**Your objective**
Every line below that contains "React" is to be copied.

**Data shown**
● ● ● ●
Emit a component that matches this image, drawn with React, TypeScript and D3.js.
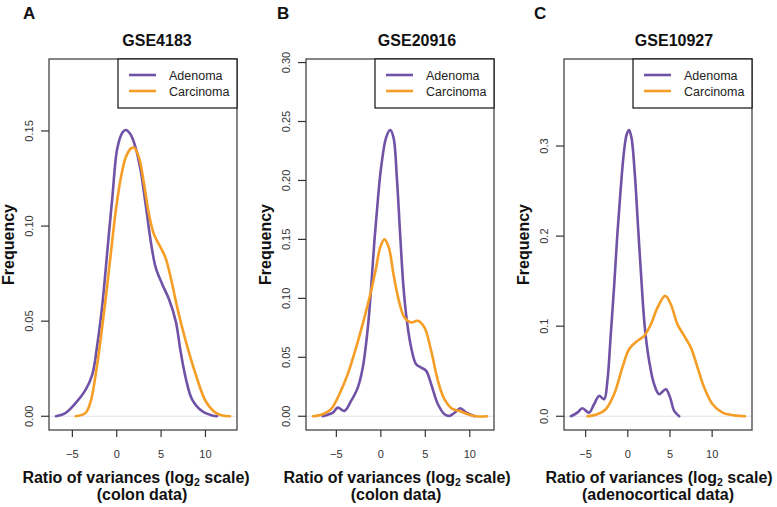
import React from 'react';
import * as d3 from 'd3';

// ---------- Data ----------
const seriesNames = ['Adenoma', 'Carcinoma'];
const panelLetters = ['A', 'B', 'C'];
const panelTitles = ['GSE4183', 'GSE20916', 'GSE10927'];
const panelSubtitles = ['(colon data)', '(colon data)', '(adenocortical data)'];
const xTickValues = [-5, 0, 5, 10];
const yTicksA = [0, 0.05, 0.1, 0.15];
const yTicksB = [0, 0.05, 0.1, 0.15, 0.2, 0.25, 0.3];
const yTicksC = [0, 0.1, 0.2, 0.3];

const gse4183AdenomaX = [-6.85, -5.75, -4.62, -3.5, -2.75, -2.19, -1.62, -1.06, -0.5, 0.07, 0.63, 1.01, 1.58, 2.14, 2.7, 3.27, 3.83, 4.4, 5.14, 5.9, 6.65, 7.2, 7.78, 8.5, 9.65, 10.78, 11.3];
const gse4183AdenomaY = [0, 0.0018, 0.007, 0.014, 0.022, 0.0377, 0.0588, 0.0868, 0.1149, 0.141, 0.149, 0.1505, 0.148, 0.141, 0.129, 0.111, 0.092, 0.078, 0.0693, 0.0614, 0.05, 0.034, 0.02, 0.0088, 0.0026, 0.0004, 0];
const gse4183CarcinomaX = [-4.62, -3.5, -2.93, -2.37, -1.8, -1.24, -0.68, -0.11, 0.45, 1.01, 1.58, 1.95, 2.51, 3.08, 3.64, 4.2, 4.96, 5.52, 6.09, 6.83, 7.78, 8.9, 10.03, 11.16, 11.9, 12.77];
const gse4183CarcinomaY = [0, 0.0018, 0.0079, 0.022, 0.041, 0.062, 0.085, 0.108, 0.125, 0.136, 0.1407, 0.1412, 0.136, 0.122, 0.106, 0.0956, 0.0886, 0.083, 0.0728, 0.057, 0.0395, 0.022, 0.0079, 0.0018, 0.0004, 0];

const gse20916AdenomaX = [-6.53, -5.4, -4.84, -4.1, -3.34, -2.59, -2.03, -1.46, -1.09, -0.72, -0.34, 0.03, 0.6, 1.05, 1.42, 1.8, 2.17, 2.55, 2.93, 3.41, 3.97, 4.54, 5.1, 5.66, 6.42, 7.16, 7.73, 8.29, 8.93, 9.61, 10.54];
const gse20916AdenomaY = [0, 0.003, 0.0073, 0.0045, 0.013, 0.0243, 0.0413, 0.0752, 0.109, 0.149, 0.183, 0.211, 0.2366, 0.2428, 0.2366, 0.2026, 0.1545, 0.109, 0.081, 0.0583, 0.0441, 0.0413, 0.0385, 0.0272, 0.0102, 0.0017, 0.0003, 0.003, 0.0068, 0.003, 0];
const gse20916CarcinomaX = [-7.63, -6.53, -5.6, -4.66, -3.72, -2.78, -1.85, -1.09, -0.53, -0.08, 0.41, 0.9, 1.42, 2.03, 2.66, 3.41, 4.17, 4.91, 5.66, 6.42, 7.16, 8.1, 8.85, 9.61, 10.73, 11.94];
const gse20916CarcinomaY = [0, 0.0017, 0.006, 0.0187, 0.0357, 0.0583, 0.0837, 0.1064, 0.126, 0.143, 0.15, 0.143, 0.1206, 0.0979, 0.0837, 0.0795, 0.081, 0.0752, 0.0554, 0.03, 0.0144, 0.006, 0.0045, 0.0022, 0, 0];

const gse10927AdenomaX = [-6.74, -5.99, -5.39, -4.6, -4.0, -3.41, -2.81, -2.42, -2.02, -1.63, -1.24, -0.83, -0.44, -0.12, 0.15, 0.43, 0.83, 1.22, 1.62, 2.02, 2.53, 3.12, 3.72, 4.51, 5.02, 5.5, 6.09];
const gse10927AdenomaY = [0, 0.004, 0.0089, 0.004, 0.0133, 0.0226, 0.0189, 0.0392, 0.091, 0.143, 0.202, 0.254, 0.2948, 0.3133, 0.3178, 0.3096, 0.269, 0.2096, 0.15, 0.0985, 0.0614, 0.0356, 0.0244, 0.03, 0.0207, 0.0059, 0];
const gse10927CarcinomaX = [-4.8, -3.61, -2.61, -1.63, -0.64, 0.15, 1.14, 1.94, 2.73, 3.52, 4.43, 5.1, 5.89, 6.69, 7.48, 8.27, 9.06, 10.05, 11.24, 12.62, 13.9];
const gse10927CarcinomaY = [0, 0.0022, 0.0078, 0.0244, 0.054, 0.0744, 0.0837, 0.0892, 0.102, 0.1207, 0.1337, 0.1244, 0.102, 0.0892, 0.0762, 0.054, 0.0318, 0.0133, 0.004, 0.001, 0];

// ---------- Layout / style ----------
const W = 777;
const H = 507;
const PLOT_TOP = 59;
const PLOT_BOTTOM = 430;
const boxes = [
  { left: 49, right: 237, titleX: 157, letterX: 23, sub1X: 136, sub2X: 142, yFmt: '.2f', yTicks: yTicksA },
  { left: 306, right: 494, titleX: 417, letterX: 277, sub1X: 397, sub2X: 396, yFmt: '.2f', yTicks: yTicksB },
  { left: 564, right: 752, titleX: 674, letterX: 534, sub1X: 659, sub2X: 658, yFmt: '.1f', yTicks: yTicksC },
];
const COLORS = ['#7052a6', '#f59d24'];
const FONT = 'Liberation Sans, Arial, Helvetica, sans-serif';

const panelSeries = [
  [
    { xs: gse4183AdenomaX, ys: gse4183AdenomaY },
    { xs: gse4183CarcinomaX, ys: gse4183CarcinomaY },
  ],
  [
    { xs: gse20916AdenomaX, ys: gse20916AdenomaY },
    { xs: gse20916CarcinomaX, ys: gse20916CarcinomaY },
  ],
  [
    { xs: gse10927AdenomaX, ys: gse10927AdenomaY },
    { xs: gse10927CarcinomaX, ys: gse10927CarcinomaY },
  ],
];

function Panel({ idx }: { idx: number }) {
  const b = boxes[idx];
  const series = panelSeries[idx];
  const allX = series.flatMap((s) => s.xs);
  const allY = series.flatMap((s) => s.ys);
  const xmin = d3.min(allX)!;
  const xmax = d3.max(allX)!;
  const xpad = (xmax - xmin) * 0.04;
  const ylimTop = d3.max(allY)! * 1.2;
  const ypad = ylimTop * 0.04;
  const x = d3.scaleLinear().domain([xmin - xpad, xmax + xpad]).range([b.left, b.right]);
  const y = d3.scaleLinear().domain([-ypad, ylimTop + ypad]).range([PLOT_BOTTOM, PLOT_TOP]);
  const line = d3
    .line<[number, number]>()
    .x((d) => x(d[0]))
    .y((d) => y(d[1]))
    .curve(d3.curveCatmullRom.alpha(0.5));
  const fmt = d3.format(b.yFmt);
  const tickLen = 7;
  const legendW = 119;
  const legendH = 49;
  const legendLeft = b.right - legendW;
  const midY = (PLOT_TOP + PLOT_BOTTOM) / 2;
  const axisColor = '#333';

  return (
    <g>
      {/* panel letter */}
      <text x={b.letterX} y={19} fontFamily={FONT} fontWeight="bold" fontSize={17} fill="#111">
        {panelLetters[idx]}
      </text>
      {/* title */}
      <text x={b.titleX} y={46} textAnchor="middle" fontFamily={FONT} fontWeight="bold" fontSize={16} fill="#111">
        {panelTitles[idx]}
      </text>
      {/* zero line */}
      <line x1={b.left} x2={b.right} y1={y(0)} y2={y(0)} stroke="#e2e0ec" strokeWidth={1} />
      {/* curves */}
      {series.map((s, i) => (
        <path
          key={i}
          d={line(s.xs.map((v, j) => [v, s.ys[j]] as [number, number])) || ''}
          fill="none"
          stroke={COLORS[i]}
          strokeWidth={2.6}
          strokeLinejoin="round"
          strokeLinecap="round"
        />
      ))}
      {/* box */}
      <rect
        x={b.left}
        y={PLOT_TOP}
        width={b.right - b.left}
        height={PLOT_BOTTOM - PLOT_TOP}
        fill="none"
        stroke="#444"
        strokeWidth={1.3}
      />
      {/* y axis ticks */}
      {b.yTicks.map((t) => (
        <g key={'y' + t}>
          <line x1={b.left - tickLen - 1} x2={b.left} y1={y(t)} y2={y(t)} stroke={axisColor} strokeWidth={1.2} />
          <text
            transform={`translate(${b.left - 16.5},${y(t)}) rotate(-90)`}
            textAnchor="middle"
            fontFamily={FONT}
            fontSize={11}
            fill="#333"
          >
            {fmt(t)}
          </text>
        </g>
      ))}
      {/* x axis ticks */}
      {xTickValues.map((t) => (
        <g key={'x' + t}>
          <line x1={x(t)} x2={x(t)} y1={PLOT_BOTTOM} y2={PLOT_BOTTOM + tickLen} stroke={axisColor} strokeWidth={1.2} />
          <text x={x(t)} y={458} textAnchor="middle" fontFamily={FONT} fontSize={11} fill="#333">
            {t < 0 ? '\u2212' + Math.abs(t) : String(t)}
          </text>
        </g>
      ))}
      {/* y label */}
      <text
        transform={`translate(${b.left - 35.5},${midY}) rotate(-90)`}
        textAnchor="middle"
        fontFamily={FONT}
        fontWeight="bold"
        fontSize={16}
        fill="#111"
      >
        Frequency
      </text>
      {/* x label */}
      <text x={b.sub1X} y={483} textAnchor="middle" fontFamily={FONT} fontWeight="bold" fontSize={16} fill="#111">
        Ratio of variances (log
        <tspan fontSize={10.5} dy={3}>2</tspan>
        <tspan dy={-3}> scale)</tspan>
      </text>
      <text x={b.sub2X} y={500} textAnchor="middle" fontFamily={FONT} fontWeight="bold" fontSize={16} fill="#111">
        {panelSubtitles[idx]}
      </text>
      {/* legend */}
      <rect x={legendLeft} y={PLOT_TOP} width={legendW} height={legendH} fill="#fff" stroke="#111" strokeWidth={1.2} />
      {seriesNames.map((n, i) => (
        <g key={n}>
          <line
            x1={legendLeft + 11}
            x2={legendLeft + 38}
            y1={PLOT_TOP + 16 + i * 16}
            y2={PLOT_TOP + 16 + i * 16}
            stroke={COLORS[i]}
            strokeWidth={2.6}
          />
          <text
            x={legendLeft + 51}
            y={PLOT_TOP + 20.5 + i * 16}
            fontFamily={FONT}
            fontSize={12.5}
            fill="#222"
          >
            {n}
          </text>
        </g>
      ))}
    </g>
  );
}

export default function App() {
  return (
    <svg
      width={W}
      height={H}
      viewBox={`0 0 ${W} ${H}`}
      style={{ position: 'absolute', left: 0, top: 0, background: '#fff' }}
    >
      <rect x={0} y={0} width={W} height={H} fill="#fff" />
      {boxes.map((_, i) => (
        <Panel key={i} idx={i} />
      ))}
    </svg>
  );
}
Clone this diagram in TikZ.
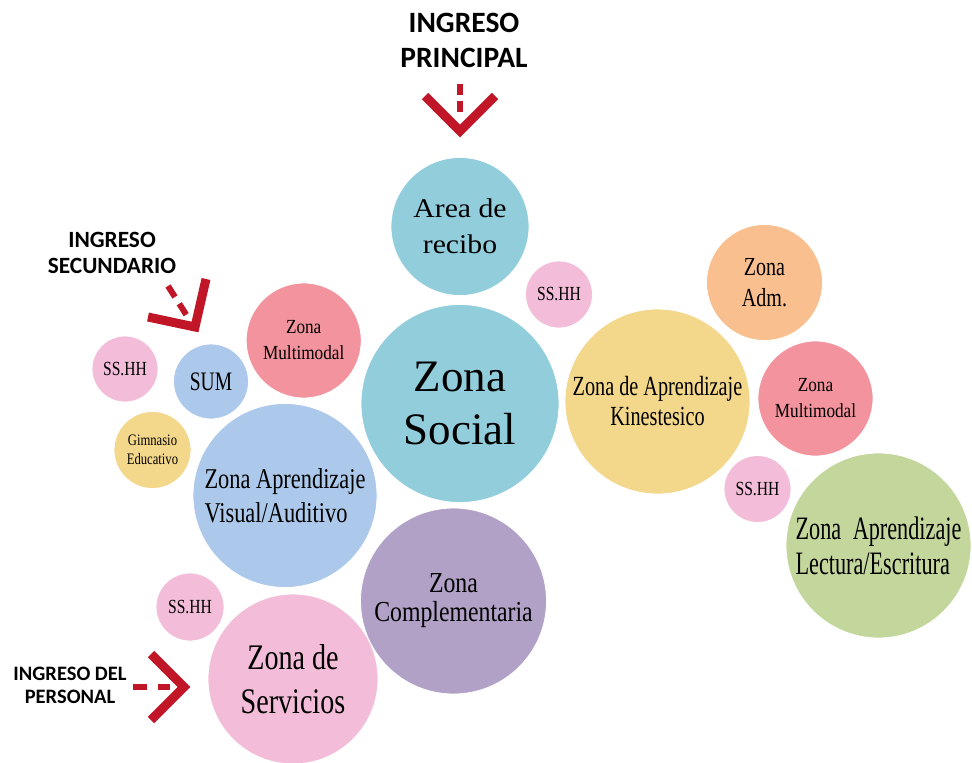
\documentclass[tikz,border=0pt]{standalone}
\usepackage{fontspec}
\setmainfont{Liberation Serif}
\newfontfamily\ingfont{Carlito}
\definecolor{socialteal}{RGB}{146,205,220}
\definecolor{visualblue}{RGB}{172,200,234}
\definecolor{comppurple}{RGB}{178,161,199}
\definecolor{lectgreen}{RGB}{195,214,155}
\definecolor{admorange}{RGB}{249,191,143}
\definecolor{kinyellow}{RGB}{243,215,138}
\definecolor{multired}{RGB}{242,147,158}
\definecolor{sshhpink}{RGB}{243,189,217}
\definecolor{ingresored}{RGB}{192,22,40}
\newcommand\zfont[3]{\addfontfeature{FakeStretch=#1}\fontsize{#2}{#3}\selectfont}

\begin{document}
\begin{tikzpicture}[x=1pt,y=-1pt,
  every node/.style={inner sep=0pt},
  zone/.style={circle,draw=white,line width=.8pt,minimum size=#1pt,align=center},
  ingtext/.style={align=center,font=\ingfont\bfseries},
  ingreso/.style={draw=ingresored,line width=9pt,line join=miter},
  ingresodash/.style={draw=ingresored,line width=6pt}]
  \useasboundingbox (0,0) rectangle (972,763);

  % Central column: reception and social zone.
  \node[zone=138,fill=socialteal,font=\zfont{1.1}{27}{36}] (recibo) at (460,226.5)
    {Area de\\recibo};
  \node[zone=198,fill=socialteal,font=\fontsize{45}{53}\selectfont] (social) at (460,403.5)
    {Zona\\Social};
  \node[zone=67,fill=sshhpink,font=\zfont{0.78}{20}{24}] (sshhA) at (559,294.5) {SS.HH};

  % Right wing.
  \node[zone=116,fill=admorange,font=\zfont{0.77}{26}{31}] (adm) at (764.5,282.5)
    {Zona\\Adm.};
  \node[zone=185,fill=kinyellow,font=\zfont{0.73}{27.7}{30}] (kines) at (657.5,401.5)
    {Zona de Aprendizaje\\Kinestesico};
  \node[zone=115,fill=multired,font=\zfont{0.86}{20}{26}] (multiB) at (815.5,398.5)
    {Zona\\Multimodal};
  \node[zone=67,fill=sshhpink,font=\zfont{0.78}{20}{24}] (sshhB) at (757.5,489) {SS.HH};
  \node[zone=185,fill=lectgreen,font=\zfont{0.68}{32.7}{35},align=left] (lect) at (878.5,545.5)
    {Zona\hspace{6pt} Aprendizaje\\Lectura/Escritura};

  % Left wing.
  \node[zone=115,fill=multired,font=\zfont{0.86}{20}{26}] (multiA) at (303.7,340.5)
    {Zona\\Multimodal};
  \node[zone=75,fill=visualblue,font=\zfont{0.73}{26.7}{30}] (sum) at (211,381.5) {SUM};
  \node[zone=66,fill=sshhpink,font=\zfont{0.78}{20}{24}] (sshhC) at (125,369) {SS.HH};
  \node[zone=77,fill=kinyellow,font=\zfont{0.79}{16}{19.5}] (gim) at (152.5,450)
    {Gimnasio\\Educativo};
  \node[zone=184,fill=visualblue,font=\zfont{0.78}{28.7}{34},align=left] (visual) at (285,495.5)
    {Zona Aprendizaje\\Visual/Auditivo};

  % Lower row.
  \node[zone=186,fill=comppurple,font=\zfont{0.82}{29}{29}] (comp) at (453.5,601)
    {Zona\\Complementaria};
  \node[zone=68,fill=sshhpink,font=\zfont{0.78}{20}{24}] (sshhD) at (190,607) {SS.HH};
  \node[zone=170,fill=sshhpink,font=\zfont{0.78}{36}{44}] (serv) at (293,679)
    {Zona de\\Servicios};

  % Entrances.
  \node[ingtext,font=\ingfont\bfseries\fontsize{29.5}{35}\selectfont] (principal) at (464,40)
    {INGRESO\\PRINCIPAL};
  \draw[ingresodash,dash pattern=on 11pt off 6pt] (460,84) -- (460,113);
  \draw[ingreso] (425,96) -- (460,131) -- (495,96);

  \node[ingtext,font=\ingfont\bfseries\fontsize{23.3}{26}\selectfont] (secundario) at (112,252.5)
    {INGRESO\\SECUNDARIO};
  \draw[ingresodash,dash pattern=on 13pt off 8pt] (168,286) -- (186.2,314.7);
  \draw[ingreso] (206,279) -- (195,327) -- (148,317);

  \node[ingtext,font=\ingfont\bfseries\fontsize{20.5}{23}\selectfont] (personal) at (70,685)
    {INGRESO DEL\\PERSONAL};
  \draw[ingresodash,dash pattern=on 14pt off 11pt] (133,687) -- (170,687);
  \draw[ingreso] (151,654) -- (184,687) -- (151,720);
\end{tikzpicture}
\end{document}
● ● ● ●
**Exercise solution**
Emit a component that matches this image, drawn with React, TypeScript and D3.js.
import React from 'react';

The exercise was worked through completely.